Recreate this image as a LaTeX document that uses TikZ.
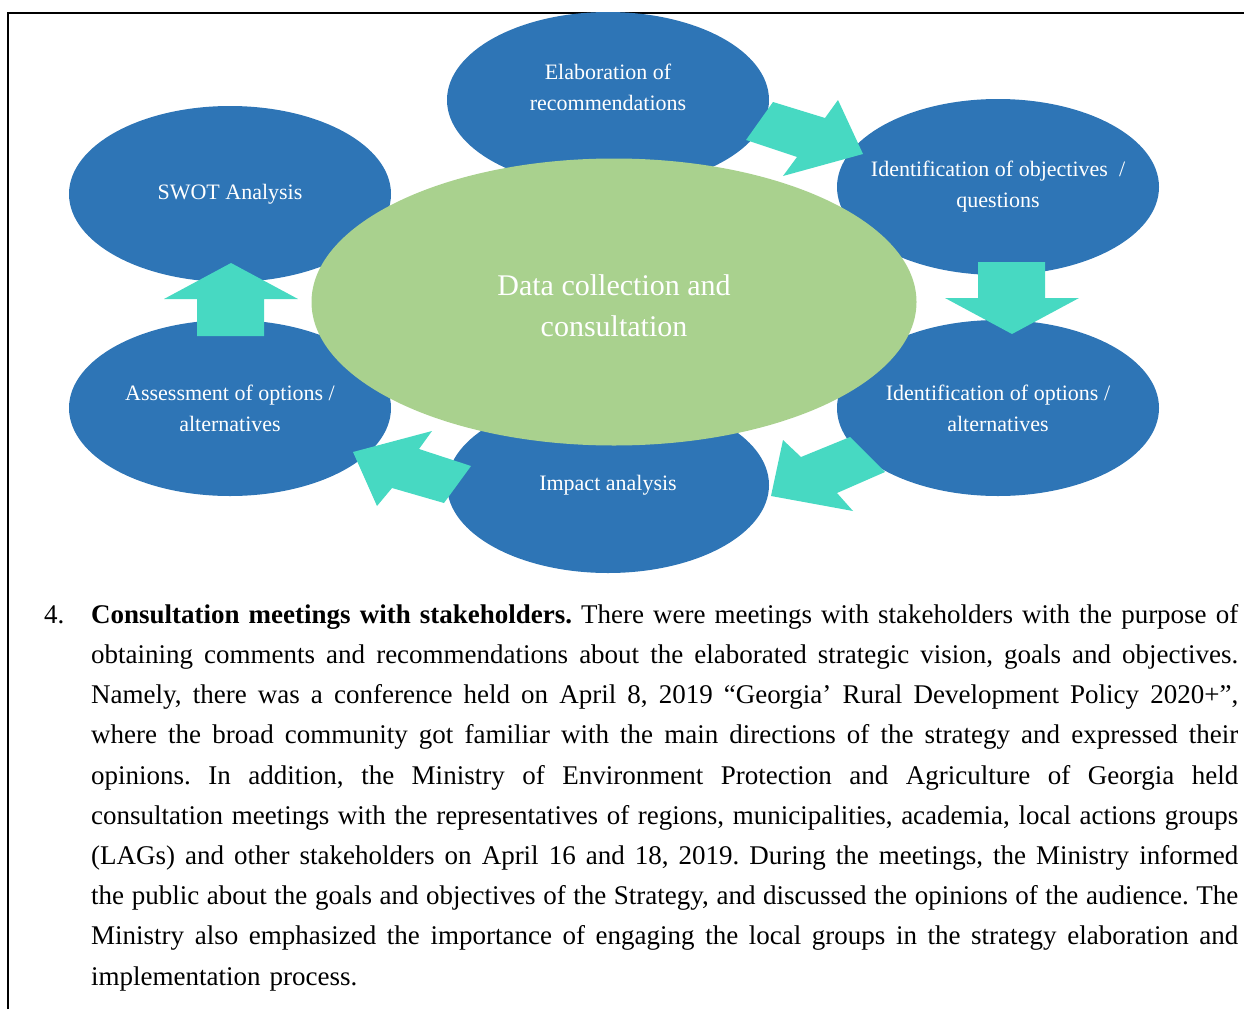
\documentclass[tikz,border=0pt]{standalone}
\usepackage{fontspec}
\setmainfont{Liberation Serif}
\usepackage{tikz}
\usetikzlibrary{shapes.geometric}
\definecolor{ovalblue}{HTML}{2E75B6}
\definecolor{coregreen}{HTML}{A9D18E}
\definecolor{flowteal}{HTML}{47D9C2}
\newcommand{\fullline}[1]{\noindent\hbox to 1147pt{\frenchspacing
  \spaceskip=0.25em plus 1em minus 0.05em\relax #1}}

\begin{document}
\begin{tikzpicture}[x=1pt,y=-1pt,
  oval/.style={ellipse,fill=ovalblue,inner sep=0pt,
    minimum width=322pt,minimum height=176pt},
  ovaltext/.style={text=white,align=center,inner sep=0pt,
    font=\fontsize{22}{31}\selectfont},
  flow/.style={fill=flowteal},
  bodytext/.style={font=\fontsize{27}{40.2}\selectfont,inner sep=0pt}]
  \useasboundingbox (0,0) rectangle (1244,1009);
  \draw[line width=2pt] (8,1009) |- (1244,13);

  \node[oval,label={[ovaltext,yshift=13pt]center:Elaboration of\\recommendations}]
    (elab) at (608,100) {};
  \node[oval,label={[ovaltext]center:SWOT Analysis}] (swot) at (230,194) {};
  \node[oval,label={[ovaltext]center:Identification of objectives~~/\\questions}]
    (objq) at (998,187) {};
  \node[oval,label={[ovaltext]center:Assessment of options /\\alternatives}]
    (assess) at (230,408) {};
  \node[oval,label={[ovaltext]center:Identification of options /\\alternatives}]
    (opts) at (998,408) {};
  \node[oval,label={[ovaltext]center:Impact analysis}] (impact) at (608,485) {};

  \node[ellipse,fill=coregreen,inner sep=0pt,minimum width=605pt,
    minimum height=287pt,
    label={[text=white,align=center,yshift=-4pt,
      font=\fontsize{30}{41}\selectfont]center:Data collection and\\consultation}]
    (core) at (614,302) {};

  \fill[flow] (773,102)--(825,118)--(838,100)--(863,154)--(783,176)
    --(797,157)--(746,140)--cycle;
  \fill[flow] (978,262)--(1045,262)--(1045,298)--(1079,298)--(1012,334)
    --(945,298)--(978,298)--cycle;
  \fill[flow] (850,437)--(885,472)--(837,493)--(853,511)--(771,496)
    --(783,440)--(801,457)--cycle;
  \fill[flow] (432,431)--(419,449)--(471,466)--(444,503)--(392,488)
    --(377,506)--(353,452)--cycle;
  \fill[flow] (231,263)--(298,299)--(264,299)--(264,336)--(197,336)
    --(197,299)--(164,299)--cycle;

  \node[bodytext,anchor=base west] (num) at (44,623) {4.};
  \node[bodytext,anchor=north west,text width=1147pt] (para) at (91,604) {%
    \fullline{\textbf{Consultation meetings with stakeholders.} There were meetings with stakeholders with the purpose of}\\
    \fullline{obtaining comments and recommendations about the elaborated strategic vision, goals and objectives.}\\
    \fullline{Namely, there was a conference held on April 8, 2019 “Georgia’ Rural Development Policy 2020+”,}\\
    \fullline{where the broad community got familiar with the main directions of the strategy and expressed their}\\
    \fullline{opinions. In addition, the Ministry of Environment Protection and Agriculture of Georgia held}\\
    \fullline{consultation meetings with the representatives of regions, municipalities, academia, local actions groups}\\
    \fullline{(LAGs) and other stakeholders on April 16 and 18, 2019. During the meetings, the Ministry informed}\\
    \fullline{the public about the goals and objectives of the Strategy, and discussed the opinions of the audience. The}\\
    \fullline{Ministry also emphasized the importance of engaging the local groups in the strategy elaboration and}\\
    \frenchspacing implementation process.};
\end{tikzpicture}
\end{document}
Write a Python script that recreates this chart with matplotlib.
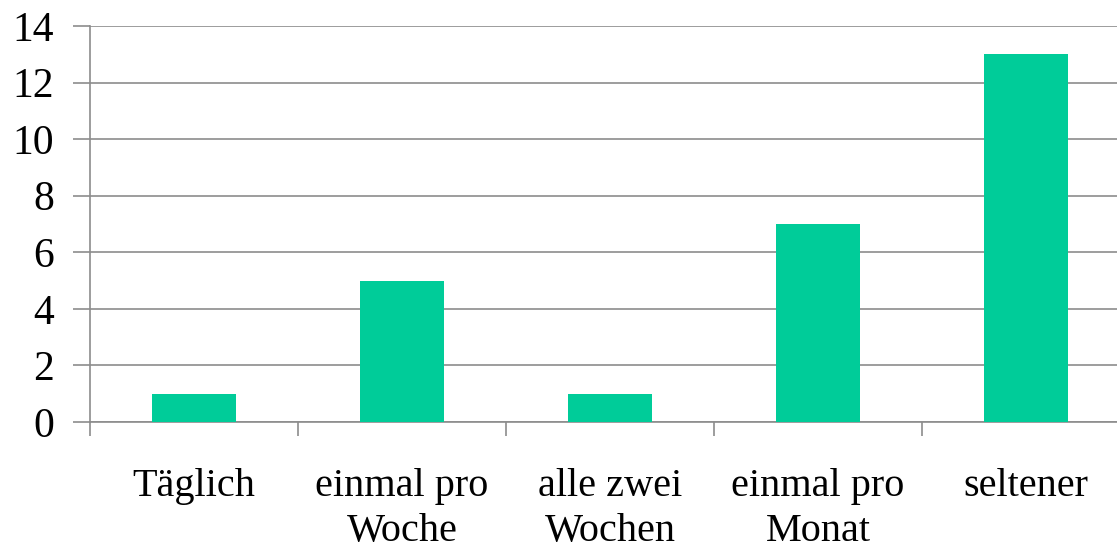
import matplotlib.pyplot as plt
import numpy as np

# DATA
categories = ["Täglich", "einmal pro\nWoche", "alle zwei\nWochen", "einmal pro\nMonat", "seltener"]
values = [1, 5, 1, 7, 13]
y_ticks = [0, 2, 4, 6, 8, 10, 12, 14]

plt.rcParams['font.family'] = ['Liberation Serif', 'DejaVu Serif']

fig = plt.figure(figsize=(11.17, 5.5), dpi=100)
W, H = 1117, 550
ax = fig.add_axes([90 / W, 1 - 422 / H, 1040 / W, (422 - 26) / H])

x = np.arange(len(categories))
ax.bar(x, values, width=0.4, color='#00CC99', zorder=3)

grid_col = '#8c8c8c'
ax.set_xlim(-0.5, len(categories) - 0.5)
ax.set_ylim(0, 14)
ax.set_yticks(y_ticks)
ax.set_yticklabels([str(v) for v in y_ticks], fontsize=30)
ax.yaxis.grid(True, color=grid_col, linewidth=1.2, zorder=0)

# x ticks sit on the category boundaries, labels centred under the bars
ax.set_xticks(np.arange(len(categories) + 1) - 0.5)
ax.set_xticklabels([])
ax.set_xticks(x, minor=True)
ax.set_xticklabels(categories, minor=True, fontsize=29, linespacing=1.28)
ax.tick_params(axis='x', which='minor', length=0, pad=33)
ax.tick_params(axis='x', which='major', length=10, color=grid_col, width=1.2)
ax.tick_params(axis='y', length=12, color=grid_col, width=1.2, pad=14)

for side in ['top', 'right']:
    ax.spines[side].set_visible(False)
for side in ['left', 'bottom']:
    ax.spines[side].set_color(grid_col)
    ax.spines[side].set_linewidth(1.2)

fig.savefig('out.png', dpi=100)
* * * * * * * * *
Exercise directions: Without including any pictures, print each record exactly.

Answer below:
Recreate this image as a LaTeX document that uses TikZ.
\documentclass[tikz,border=0pt]{standalone}
\usepackage{fontspec}
\setmainfont{Liberation Serif}
\usepackage{tikz}
\usetikzlibrary{shapes.geometric}
\definecolor{ovalblue}{HTML}{2E75B6}
\definecolor{coregreen}{HTML}{A9D18E}
\definecolor{flowteal}{HTML}{47D9C2}
\newcommand{\fullline}[1]{\noindent\hbox to 1147pt{\frenchspacing
  \spaceskip=0.25em plus 1em minus 0.05em\relax #1}}

\begin{document}
\begin{tikzpicture}[x=1pt,y=-1pt,
  oval/.style={ellipse,fill=ovalblue,inner sep=0pt,
    minimum width=322pt,minimum height=176pt},
  ovaltext/.style={text=white,align=center,inner sep=0pt,
    font=\fontsize{22}{31}\selectfont},
  flow/.style={fill=flowteal},
  bodytext/.style={font=\fontsize{27}{40.2}\selectfont,inner sep=0pt}]
  \useasboundingbox (0,0) rectangle (1244,1009);
  \draw[line width=2pt] (8,1009) |- (1244,13);

  \node[oval,label={[ovaltext,yshift=13pt]center:Elaboration of\\recommendations}]
    (elab) at (608,100) {};
  \node[oval,label={[ovaltext]center:SWOT Analysis}] (swot) at (230,194) {};
  \node[oval,label={[ovaltext]center:Identification of objectives~~/\\questions}]
    (objq) at (998,187) {};
  \node[oval,label={[ovaltext]center:Assessment of options /\\alternatives}]
    (assess) at (230,408) {};
  \node[oval,label={[ovaltext]center:Identification of options /\\alternatives}]
    (opts) at (998,408) {};
  \node[oval,label={[ovaltext]center:Impact analysis}] (impact) at (608,485) {};

  \node[ellipse,fill=coregreen,inner sep=0pt,minimum width=605pt,
    minimum height=287pt,
    label={[text=white,align=center,yshift=-4pt,
      font=\fontsize{30}{41}\selectfont]center:Data collection and\\consultation}]
    (core) at (614,302) {};

  \fill[flow] (773,102)--(825,118)--(838,100)--(863,154)--(783,176)
    --(797,157)--(746,140)--cycle;
  \fill[flow] (978,262)--(1045,262)--(1045,298)--(1079,298)--(1012,334)
    --(945,298)--(978,298)--cycle;
  \fill[flow] (850,437)--(885,472)--(837,493)--(853,511)--(771,496)
    --(783,440)--(801,457)--cycle;
  \fill[flow] (432,431)--(419,449)--(471,466)--(444,503)--(392,488)
    --(377,506)--(353,452)--cycle;
  \fill[flow] (231,263)--(298,299)--(264,299)--(264,336)--(197,336)
    --(197,299)--(164,299)--cycle;

  \node[bodytext,anchor=base west] (num) at (44,623) {4.};
  \node[bodytext,anchor=north west,text width=1147pt] (para) at (91,604) {%
    \fullline{\textbf{Consultation meetings with stakeholders.} There were meetings with stakeholders with the purpose of}\\
    \fullline{obtaining comments and recommendations about the elaborated strategic vision, goals and objectives.}\\
    \fullline{Namely, there was a conference held on April 8, 2019 “Georgia’ Rural Development Policy 2020+”,}\\
    \fullline{where the broad community got familiar with the main directions of the strategy and expressed their}\\
    \fullline{opinions. In addition, the Ministry of Environment Protection and Agriculture of Georgia held}\\
    \fullline{consultation meetings with the representatives of regions, municipalities, academia, local actions groups}\\
    \fullline{(LAGs) and other stakeholders on April 16 and 18, 2019. During the meetings, the Ministry informed}\\
    \fullline{the public about the goals and objectives of the Strategy, and discussed the opinions of the audience. The}\\
    \fullline{Ministry also emphasized the importance of engaging the local groups in the strategy elaboration and}\\
    \frenchspacing implementation process.};
\end{tikzpicture}
\end{document}
Write a Python script that recreates this chart with matplotlib.
import matplotlib.pyplot as plt
import numpy as np

# DATA
categories = ["Täglich", "einmal pro\nWoche", "alle zwei\nWochen", "einmal pro\nMonat", "seltener"]
values = [1, 5, 1, 7, 13]
y_ticks = [0, 2, 4, 6, 8, 10, 12, 14]

plt.rcParams['font.family'] = ['Liberation Serif', 'DejaVu Serif']

fig = plt.figure(figsize=(11.17, 5.5), dpi=100)
W, H = 1117, 550
ax = fig.add_axes([90 / W, 1 - 422 / H, 1040 / W, (422 - 26) / H])

x = np.arange(len(categories))
ax.bar(x, values, width=0.4, color='#00CC99', zorder=3)

grid_col = '#8c8c8c'
ax.set_xlim(-0.5, len(categories) - 0.5)
ax.set_ylim(0, 14)
ax.set_yticks(y_ticks)
ax.set_yticklabels([str(v) for v in y_ticks], fontsize=30)
ax.yaxis.grid(True, color=grid_col, linewidth=1.2, zorder=0)

# x ticks sit on the category boundaries, labels centred under the bars
ax.set_xticks(np.arange(len(categories) + 1) - 0.5)
ax.set_xticklabels([])
ax.set_xticks(x, minor=True)
ax.set_xticklabels(categories, minor=True, fontsize=29, linespacing=1.28)
ax.tick_params(axis='x', which='minor', length=0, pad=33)
ax.tick_params(axis='x', which='major', length=10, color=grid_col, width=1.2)
ax.tick_params(axis='y', length=12, color=grid_col, width=1.2, pad=14)

for side in ['top', 'right']:
    ax.spines[side].set_visible(False)
for side in ['left', 'bottom']:
    ax.spines[side].set_color(grid_col)
    ax.spines[side].set_linewidth(1.2)

fig.savefig('out.png', dpi=100)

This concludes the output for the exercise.